All of the material should be reproduced exactly, with pictures left out.
-=-=-
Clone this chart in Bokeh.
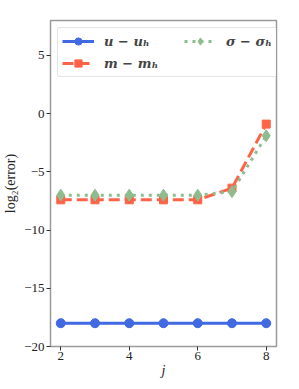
from bokeh.plotting import figure
from bokeh.models import Legend, LegendItem, Range1d, FixedTicker
from bokeh.embed import file_html
from bokeh.resources import INLINE

j = [2, 3, 4, 5, 6, 7, 8]
err_u = [-18.0, -18.0, -18.0, -18.0, -18.0, -18.0, -18.0]
err_m = [-7.4, -7.4, -7.4, -7.4, -7.4, -6.4, -0.9]
err_sigma = [-7.0, -7.0, -7.0, -7.0, -7.0, -6.7, -1.9]
xticks = [2, 4, 6, 8]
yticks = [-20, -15, -10, -5, 0, 5]

p = figure(width=291, height=381, output_backend="svg", toolbar_location=None,
           x_range=Range1d(1.7, 8.3), y_range=Range1d(-20, 8),
           min_border_left=40, min_border_right=15, min_border_top=20, min_border_bottom=35)
p.grid.visible = False
p.outline_line_color = "#9a9a9a"
p.outline_line_width = 1.5
p.background_fill_color = "white"
p.border_fill_color = "white"

blue = "#4169E1"
red = "#FF6347"
green = "#8FBC8F"

lu = p.line(j, err_u, line_color=blue, line_width=3)
mu = p.scatter(j, err_u, marker="circle", size=9, fill_color=blue, line_color=blue)
lm = p.line(j, err_m, line_color=red, line_width=3, line_dash="11 5")
mm = p.scatter(j, err_m, marker="square", size=8, fill_color=red, line_color=red)
ls = p.line(j, err_sigma, line_color=green, line_width=3, line_dash="3 5")
ms = p.scatter(j, err_sigma, marker="diamond", size=12, fill_color=green, line_color=green)

def minus(v):
    return str(v).replace("-", "\u2212")

for ax, ticks in ((p.xaxis, xticks), (p.yaxis, yticks)):
    ax.ticker = FixedTicker(ticks=ticks)
    ax.major_label_overrides = {t: minus(t) for t in ticks}
    ax.major_label_text_font = "Liberation Serif"
    ax.major_label_text_font_size = "13px"
    ax.major_label_text_color = "#222222"
    ax.axis_line_color = None
    ax.major_tick_line_color = "#333333"
    ax.major_tick_out = 4
    ax.major_tick_in = 0
    ax.minor_tick_line_color = None
    ax.axis_label_text_font = "Liberation Serif"
    ax.axis_label_text_font_style = "normal"
    ax.axis_label_text_font_size = "14px"
    ax.axis_label_text_color = "#222222"
    ax.major_label_standoff = 2

p.xaxis.axis_label = "j"
p.xaxis.axis_label_text_font_style = "italic"
p.xaxis.axis_label_standoff = 0
p.xaxis.major_label_standoff = 1
p.yaxis.axis_label = "log\u2082(error)"
p.yaxis.axis_label_standoff = 3

legend = Legend(items=[
    LegendItem(label="u \u2212 u\u2095", renderers=[lu, mu]),
    LegendItem(label="m \u2212 m\u2095", renderers=[lm, mm]),
    LegendItem(label="\u03c3 \u2212 \u03c3\u2095", renderers=[ls, ms]),
], location="top_left", orientation="vertical", ncols=2)
legend.label_text_font = "DejaVu Serif"
legend.label_text_font_style = "bold italic"
legend.label_text_font_size = "13px"
legend.label_standoff = 10
legend.label_width = 76
legend.glyph_width = 32
legend.glyph_height = 18
legend.spacing = 4
legend.padding = 4
legend.margin = 7
legend.border_line_color = "#cccccc"
legend.border_line_width = 1
legend.border_radius = 3
legend.background_fill_alpha = 0.8
p.add_layout(legend)

open("out.html", "w").write(file_html(p, INLINE))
-=-=-
* Completed task *
Clone this chart in Bokeh.
from bokeh.plotting import figure
from bokeh.models import Legend, LegendItem, Range1d, FixedTicker
from bokeh.embed import file_html
from bokeh.resources import INLINE

j = [2, 3, 4, 5, 6, 7, 8]
err_u = [-18.0, -18.0, -18.0, -18.0, -18.0, -18.0, -18.0]
err_m = [-7.4, -7.4, -7.4, -7.4, -7.4, -6.4, -0.9]
err_sigma = [-7.0, -7.0, -7.0, -7.0, -7.0, -6.7, -1.9]
xticks = [2, 4, 6, 8]
yticks = [-20, -15, -10, -5, 0, 5]

p = figure(width=291, height=381, output_backend="svg", toolbar_location=None,
           x_range=Range1d(1.7, 8.3), y_range=Range1d(-20, 8),
           min_border_left=40, min_border_right=15, min_border_top=20, min_border_bottom=35)
p.grid.visible = False
p.outline_line_color = "#9a9a9a"
p.outline_line_width = 1.5
p.background_fill_color = "white"
p.border_fill_color = "white"

blue = "#4169E1"
red = "#FF6347"
green = "#8FBC8F"

lu = p.line(j, err_u, line_color=blue, line_width=3)
mu = p.scatter(j, err_u, marker="circle", size=9, fill_color=blue, line_color=blue)
lm = p.line(j, err_m, line_color=red, line_width=3, line_dash="11 5")
mm = p.scatter(j, err_m, marker="square", size=8, fill_color=red, line_color=red)
ls = p.line(j, err_sigma, line_color=green, line_width=3, line_dash="3 5")
ms = p.scatter(j, err_sigma, marker="diamond", size=12, fill_color=green, line_color=green)

def minus(v):
    return str(v).replace("-", "\u2212")

for ax, ticks in ((p.xaxis, xticks), (p.yaxis, yticks)):
    ax.ticker = FixedTicker(ticks=ticks)
    ax.major_label_overrides = {t: minus(t) for t in ticks}
    ax.major_label_text_font = "Liberation Serif"
    ax.major_label_text_font_size = "13px"
    ax.major_label_text_color = "#222222"
    ax.axis_line_color = None
    ax.major_tick_line_color = "#333333"
    ax.major_tick_out = 4
    ax.major_tick_in = 0
    ax.minor_tick_line_color = None
    ax.axis_label_text_font = "Liberation Serif"
    ax.axis_label_text_font_style = "normal"
    ax.axis_label_text_font_size = "14px"
    ax.axis_label_text_color = "#222222"
    ax.major_label_standoff = 2

p.xaxis.axis_label = "j"
p.xaxis.axis_label_text_font_style = "italic"
p.xaxis.axis_label_standoff = 0
p.xaxis.major_label_standoff = 1
p.yaxis.axis_label = "log\u2082(error)"
p.yaxis.axis_label_standoff = 3

legend = Legend(items=[
    LegendItem(label="u \u2212 u\u2095", renderers=[lu, mu]),
    LegendItem(label="m \u2212 m\u2095", renderers=[lm, mm]),
    LegendItem(label="\u03c3 \u2212 \u03c3\u2095", renderers=[ls, ms]),
], location="top_left", orientation="vertical", ncols=2)
legend.label_text_font = "DejaVu Serif"
legend.label_text_font_style = "bold italic"
legend.label_text_font_size = "13px"
legend.label_standoff = 10
legend.label_width = 76
legend.glyph_width = 32
legend.glyph_height = 18
legend.spacing = 4
legend.padding = 4
legend.margin = 7
legend.border_line_color = "#cccccc"
legend.border_line_width = 1
legend.border_radius = 3
legend.background_fill_alpha = 0.8
p.add_layout(legend)

open("out.html", "w").write(file_html(p, INLINE))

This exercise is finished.